- **Stated exercise**:
Leave out the pictures and set down exactly the lines from the start of the listing through the one with "const FONT = 'Liberation", both included.

- **Data extract**:

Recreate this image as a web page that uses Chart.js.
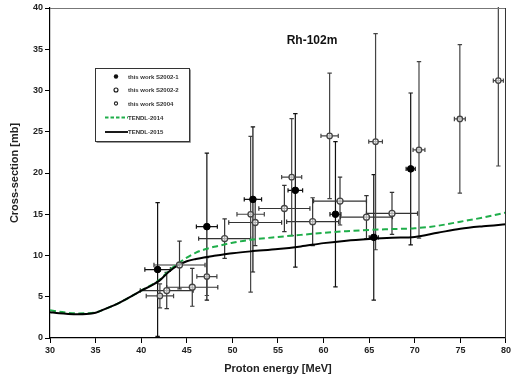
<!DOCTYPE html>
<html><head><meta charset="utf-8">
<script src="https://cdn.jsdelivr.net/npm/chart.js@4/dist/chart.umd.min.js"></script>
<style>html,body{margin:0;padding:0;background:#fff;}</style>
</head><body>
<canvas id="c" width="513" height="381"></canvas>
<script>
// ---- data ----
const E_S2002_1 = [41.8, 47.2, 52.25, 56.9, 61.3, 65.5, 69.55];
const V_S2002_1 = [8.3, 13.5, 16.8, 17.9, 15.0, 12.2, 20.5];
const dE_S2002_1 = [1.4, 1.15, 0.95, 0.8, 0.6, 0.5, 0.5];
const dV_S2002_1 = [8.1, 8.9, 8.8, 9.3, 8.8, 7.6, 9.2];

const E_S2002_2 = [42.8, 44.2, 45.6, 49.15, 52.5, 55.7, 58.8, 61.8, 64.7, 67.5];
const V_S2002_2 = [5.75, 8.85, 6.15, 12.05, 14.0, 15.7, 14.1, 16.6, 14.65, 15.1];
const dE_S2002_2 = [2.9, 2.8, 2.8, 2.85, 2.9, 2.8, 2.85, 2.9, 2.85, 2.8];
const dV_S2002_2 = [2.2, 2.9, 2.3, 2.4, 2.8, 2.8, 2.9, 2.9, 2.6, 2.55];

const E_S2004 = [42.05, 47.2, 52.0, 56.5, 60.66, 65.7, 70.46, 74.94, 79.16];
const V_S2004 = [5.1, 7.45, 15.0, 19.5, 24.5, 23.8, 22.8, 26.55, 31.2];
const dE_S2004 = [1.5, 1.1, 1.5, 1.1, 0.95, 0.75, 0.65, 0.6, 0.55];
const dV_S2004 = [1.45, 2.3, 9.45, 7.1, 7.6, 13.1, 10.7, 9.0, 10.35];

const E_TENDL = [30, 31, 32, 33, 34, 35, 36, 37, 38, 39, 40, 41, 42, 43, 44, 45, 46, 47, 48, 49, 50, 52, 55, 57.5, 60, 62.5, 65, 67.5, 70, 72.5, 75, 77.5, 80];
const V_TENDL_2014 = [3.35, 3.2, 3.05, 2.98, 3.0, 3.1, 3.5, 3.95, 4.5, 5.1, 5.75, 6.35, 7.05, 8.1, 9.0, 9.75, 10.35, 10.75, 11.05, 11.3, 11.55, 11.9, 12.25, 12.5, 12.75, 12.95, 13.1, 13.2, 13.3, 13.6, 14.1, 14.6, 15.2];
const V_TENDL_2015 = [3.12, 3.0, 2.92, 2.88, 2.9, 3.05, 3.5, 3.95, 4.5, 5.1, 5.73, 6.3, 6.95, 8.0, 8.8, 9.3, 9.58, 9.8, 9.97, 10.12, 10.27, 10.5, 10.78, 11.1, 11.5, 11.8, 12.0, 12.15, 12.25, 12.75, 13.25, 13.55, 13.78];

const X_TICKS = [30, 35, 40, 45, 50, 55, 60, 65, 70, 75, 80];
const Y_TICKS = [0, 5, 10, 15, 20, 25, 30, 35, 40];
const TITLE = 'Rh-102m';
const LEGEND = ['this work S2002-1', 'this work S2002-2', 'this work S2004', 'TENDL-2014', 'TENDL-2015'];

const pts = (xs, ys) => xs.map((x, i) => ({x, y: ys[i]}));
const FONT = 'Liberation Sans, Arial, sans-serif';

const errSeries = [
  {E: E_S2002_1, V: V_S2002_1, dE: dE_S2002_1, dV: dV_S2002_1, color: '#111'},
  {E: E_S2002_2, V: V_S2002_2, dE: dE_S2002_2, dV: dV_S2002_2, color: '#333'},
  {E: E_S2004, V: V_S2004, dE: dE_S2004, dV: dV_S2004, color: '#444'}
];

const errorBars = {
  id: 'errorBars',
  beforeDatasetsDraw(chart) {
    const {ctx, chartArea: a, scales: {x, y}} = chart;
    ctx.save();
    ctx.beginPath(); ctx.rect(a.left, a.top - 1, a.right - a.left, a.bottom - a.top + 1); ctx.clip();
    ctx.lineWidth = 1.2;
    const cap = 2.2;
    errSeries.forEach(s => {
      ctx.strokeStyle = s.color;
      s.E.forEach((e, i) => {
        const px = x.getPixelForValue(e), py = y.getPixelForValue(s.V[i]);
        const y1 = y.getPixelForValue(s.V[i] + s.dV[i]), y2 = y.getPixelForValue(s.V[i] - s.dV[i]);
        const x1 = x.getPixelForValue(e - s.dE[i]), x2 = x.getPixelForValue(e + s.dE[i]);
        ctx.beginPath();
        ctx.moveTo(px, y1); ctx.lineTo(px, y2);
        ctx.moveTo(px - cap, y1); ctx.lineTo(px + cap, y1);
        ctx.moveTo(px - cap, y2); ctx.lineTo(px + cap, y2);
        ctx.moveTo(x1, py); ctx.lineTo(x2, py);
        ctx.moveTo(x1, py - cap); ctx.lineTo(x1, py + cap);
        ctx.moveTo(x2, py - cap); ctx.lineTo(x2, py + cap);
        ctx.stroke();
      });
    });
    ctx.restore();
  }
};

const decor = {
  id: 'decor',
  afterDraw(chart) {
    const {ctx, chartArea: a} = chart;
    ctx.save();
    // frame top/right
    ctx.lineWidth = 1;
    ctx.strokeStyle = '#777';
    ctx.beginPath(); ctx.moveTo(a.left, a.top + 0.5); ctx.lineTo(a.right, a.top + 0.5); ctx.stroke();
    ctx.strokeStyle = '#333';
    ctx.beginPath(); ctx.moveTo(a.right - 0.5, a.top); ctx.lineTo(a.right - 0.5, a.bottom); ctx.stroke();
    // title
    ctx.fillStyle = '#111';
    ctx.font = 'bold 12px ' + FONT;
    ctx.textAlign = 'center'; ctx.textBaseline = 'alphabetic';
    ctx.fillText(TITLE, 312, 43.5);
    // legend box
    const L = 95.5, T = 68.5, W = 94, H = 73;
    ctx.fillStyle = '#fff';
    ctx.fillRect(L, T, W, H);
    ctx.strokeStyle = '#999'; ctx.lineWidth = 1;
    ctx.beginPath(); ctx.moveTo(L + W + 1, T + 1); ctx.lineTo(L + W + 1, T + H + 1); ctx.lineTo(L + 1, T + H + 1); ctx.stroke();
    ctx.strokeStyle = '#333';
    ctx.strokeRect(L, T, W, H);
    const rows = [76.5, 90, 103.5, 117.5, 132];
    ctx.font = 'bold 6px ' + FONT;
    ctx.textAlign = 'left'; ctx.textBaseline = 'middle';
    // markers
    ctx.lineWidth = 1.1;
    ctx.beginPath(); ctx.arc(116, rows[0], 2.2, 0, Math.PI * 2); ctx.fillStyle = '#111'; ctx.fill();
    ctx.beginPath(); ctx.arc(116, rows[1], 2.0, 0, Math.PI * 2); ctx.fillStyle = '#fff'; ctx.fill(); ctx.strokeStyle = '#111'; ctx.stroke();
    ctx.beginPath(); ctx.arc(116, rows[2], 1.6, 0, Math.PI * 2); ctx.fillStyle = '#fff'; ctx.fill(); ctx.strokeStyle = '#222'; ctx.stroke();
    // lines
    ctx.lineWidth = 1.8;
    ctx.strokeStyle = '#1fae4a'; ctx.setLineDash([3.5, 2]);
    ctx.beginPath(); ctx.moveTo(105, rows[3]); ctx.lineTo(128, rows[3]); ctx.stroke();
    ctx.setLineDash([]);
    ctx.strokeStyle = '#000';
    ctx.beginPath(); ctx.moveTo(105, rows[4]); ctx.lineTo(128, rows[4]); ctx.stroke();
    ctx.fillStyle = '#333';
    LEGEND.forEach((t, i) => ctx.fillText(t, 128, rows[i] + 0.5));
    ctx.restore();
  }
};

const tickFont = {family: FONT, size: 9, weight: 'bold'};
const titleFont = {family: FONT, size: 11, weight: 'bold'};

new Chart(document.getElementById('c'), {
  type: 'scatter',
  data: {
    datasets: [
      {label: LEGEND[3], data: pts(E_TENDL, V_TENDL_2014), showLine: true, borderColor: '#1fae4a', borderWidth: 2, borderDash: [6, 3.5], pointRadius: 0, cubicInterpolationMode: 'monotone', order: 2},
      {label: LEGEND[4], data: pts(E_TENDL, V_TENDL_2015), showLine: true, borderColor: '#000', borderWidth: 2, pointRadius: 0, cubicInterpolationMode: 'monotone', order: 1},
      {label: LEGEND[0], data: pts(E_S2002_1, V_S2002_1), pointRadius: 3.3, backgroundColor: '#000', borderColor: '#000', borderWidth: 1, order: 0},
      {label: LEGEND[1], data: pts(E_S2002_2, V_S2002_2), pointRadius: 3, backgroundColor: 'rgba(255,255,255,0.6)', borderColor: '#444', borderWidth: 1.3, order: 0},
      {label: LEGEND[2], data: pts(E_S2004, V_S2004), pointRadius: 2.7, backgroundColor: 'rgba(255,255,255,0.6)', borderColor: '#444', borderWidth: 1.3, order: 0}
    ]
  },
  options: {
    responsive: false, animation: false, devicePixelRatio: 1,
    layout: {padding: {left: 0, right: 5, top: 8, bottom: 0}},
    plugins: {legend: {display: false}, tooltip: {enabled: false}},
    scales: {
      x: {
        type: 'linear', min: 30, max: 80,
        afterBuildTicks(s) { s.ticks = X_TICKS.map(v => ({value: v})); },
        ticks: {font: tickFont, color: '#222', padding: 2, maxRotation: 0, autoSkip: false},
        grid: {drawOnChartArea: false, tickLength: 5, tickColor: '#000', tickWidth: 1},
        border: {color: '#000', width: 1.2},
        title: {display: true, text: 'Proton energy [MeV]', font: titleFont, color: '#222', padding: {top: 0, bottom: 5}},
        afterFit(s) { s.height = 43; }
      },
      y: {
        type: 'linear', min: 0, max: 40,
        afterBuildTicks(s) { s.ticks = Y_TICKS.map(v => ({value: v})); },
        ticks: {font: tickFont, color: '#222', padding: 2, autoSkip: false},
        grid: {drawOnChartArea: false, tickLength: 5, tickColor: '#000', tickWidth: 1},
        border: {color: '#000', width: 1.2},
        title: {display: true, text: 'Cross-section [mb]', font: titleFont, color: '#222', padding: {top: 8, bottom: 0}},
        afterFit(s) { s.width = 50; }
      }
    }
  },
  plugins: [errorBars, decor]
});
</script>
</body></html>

- **Full output**:
Recreate this image as a web page that uses Chart.js.
<!DOCTYPE html>
<html><head><meta charset="utf-8">
<script src="https://cdn.jsdelivr.net/npm/chart.js@4/dist/chart.umd.min.js"></script>
<style>html,body{margin:0;padding:0;background:#fff;}</style>
</head><body>
<canvas id="c" width="513" height="381"></canvas>
<script>
// ---- data ----
const E_S2002_1 = [41.8, 47.2, 52.25, 56.9, 61.3, 65.5, 69.55];
const V_S2002_1 = [8.3, 13.5, 16.8, 17.9, 15.0, 12.2, 20.5];
const dE_S2002_1 = [1.4, 1.15, 0.95, 0.8, 0.6, 0.5, 0.5];
const dV_S2002_1 = [8.1, 8.9, 8.8, 9.3, 8.8, 7.6, 9.2];

const E_S2002_2 = [42.8, 44.2, 45.6, 49.15, 52.5, 55.7, 58.8, 61.8, 64.7, 67.5];
const V_S2002_2 = [5.75, 8.85, 6.15, 12.05, 14.0, 15.7, 14.1, 16.6, 14.65, 15.1];
const dE_S2002_2 = [2.9, 2.8, 2.8, 2.85, 2.9, 2.8, 2.85, 2.9, 2.85, 2.8];
const dV_S2002_2 = [2.2, 2.9, 2.3, 2.4, 2.8, 2.8, 2.9, 2.9, 2.6, 2.55];

const E_S2004 = [42.05, 47.2, 52.0, 56.5, 60.66, 65.7, 70.46, 74.94, 79.16];
const V_S2004 = [5.1, 7.45, 15.0, 19.5, 24.5, 23.8, 22.8, 26.55, 31.2];
const dE_S2004 = [1.5, 1.1, 1.5, 1.1, 0.95, 0.75, 0.65, 0.6, 0.55];
const dV_S2004 = [1.45, 2.3, 9.45, 7.1, 7.6, 13.1, 10.7, 9.0, 10.35];

const E_TENDL = [30, 31, 32, 33, 34, 35, 36, 37, 38, 39, 40, 41, 42, 43, 44, 45, 46, 47, 48, 49, 50, 52, 55, 57.5, 60, 62.5, 65, 67.5, 70, 72.5, 75, 77.5, 80];
const V_TENDL_2014 = [3.35, 3.2, 3.05, 2.98, 3.0, 3.1, 3.5, 3.95, 4.5, 5.1, 5.75, 6.35, 7.05, 8.1, 9.0, 9.75, 10.35, 10.75, 11.05, 11.3, 11.55, 11.9, 12.25, 12.5, 12.75, 12.95, 13.1, 13.2, 13.3, 13.6, 14.1, 14.6, 15.2];
const V_TENDL_2015 = [3.12, 3.0, 2.92, 2.88, 2.9, 3.05, 3.5, 3.95, 4.5, 5.1, 5.73, 6.3, 6.95, 8.0, 8.8, 9.3, 9.58, 9.8, 9.97, 10.12, 10.27, 10.5, 10.78, 11.1, 11.5, 11.8, 12.0, 12.15, 12.25, 12.75, 13.25, 13.55, 13.78];

const X_TICKS = [30, 35, 40, 45, 50, 55, 60, 65, 70, 75, 80];
const Y_TICKS = [0, 5, 10, 15, 20, 25, 30, 35, 40];
const TITLE = 'Rh-102m';
const LEGEND = ['this work S2002-1', 'this work S2002-2', 'this work S2004', 'TENDL-2014', 'TENDL-2015'];

const pts = (xs, ys) => xs.map((x, i) => ({x, y: ys[i]}));
const FONT = 'Liberation Sans, Arial, sans-serif';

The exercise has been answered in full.